• _Supplied data_
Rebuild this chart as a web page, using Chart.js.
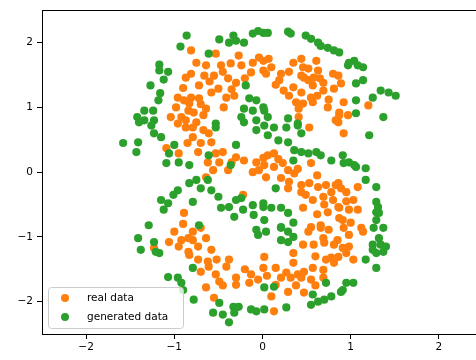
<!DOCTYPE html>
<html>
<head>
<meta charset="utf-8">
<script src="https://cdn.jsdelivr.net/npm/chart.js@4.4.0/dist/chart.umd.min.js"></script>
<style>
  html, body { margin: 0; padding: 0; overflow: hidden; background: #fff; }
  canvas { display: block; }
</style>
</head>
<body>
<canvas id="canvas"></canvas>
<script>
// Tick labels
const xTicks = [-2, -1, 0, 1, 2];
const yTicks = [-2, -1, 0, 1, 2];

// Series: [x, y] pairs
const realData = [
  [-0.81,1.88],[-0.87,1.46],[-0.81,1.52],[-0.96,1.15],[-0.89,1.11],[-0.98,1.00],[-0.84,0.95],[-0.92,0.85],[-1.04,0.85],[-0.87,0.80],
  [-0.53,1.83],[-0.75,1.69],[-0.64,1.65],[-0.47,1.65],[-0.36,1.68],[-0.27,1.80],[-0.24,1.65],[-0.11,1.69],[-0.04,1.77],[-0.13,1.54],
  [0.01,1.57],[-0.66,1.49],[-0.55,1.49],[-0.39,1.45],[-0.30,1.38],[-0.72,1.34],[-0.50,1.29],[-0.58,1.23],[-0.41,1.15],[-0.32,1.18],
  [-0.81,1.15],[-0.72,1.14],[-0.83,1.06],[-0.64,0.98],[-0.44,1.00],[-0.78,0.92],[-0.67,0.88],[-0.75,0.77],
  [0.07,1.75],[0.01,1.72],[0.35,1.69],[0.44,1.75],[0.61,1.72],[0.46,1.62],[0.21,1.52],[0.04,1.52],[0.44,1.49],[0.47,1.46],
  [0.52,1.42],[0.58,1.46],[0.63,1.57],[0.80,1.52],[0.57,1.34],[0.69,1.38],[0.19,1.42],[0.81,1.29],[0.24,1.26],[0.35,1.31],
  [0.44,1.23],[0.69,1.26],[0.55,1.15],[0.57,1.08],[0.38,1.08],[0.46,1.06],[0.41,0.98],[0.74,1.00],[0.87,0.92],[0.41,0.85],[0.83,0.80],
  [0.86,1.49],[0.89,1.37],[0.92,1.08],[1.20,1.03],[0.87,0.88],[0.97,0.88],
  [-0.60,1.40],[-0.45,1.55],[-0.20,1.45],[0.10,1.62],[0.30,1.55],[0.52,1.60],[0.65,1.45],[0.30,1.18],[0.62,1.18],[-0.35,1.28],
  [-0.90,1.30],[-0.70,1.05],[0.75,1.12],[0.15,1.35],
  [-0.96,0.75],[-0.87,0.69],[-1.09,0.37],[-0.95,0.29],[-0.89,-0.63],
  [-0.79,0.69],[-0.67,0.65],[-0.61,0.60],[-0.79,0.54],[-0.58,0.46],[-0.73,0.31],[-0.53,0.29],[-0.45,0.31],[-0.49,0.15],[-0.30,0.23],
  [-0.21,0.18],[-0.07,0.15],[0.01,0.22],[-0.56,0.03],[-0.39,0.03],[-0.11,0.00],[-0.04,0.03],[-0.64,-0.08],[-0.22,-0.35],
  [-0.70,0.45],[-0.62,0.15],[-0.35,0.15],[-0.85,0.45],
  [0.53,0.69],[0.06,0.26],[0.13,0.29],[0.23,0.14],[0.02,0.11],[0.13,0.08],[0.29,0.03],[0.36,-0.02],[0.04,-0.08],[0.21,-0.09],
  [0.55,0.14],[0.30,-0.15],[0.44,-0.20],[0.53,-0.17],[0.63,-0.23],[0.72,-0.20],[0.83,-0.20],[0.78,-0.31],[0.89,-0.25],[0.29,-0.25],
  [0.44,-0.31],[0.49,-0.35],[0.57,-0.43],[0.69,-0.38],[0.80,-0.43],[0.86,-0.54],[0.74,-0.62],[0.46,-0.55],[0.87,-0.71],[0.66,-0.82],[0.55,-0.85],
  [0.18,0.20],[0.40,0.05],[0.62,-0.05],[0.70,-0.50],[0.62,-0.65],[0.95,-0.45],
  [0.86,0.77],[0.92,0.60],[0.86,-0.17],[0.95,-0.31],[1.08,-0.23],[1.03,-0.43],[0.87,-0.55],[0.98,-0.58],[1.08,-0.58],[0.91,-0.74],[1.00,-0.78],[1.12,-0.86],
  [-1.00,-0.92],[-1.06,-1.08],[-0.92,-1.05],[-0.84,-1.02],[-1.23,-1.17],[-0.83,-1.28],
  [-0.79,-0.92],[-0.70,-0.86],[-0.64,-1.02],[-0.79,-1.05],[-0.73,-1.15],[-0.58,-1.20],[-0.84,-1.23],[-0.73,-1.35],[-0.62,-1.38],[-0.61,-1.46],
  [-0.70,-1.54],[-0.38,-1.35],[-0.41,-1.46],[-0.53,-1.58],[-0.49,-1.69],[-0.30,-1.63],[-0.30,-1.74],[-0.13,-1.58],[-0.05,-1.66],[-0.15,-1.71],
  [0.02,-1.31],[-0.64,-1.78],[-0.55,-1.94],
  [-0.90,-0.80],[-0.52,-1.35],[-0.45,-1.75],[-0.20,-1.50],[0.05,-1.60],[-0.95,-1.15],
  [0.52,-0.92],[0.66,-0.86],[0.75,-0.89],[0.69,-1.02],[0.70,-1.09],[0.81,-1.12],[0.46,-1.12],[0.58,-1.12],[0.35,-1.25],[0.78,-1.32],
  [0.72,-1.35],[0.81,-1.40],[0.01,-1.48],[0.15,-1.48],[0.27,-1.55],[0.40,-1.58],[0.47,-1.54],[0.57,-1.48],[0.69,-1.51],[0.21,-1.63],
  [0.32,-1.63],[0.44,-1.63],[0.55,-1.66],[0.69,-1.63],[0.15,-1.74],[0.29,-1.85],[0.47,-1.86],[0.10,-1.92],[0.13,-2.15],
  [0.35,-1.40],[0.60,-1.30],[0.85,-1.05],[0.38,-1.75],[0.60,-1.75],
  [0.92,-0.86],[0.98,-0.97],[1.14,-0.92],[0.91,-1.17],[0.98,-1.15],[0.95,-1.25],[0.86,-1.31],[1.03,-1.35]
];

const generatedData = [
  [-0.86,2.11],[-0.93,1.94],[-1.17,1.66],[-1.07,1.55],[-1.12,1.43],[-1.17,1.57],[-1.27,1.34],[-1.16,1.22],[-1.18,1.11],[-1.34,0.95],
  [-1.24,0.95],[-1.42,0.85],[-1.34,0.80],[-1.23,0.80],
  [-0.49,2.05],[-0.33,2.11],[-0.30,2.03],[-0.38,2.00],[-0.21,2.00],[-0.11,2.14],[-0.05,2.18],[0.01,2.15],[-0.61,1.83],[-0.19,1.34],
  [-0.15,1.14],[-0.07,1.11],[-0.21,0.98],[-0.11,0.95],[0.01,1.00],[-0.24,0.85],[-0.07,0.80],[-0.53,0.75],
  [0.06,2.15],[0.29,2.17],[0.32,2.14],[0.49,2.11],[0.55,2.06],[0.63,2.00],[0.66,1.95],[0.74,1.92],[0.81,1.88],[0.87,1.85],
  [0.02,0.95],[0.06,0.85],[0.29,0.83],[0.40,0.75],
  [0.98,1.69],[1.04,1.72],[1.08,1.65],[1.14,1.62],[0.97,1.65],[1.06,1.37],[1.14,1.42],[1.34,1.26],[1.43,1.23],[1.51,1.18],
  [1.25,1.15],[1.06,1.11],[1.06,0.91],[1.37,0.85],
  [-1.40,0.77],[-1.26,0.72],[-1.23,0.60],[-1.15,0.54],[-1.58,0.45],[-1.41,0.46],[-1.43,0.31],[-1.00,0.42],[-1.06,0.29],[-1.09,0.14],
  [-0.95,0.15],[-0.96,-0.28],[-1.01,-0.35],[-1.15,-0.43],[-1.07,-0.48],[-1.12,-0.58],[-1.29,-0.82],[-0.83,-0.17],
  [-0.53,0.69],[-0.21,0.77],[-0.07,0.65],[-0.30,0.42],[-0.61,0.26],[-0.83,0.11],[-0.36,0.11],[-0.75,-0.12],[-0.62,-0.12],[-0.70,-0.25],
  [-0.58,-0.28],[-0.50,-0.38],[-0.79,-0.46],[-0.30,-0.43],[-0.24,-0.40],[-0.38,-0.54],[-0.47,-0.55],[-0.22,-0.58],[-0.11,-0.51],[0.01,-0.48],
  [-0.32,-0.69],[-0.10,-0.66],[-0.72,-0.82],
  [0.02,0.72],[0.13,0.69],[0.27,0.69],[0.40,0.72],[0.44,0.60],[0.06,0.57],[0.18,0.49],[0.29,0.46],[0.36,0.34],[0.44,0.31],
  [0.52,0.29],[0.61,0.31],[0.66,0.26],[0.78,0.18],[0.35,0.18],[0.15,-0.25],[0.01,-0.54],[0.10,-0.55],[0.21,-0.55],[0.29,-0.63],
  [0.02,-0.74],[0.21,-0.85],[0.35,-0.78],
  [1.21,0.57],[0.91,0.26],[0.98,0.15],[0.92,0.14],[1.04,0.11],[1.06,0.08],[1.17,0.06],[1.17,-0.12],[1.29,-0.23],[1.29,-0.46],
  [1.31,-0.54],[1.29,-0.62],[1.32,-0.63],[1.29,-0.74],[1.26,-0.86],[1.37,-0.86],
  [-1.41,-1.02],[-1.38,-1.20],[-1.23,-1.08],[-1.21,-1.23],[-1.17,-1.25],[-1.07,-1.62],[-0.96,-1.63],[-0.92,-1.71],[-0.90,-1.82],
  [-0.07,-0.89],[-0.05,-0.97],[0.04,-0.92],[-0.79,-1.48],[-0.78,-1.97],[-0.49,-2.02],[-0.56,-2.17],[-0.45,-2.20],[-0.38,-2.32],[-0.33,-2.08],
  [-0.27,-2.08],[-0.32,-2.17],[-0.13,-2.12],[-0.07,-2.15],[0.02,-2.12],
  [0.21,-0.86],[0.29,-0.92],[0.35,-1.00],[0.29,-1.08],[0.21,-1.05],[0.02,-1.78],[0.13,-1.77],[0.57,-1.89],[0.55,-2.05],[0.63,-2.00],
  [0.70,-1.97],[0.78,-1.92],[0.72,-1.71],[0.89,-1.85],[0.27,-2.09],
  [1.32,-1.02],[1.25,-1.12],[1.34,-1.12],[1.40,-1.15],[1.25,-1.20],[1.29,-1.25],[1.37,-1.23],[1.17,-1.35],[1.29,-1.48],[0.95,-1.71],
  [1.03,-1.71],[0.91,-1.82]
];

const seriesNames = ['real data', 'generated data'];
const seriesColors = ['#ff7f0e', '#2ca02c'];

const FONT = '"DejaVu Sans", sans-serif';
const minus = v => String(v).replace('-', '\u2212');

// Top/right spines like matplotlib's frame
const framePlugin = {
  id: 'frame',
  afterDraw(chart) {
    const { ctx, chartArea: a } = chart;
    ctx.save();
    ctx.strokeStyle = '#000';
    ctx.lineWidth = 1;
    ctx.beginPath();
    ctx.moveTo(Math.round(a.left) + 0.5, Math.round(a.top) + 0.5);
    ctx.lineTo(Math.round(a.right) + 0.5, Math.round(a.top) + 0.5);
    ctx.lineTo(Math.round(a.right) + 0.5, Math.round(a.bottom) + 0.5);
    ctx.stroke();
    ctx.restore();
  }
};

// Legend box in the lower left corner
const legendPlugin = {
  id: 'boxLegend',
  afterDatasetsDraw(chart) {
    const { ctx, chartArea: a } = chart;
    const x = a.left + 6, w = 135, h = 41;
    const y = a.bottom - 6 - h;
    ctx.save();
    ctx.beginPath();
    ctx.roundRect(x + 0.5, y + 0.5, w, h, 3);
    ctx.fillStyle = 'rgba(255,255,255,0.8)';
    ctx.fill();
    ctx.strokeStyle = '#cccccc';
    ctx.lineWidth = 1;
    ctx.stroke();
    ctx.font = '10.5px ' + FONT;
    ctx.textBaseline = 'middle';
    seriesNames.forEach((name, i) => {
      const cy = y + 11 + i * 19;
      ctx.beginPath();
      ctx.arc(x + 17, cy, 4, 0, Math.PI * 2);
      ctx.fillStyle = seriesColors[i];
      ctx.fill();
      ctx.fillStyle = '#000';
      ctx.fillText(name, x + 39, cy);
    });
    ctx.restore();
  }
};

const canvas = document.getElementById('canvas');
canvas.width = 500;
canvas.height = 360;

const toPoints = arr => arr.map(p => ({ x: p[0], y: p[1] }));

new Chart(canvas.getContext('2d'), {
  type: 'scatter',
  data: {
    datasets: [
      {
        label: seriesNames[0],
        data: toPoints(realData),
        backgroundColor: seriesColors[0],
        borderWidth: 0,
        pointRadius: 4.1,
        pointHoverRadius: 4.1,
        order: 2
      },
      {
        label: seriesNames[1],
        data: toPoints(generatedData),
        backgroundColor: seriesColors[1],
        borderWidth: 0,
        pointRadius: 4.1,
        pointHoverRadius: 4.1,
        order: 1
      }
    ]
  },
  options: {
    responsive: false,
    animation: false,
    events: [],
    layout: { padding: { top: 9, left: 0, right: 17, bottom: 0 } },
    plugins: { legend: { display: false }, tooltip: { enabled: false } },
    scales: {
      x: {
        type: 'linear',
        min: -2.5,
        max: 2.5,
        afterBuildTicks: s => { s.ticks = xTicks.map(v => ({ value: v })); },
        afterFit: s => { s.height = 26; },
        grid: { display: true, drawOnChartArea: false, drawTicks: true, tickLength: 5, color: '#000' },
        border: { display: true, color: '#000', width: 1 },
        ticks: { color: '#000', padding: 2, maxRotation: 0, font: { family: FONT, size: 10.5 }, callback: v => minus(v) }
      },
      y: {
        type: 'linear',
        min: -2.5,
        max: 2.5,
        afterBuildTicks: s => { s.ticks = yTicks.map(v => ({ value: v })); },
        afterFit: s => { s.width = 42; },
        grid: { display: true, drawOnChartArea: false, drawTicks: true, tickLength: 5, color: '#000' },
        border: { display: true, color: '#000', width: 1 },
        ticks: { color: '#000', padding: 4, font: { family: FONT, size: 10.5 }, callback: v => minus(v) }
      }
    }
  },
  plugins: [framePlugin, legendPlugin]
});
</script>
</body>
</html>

• _Objective_
Give again exactly the lines running from the beginning of the material above through the line that contains "const yTicks = [-2, -1, 0, 1, 2];", and leave out every picture.

• _The result_
Rebuild this chart as a web page, using Chart.js.
<!DOCTYPE html>
<html>
<head>
<meta charset="utf-8">
<script src="https://cdn.jsdelivr.net/npm/chart.js@4.4.0/dist/chart.umd.min.js"></script>
<style>
  html, body { margin: 0; padding: 0; overflow: hidden; background: #fff; }
  canvas { display: block; }
</style>
</head>
<body>
<canvas id="canvas"></canvas>
<script>
// Tick labels
const xTicks = [-2, -1, 0, 1, 2];
const yTicks = [-2, -1, 0, 1, 2];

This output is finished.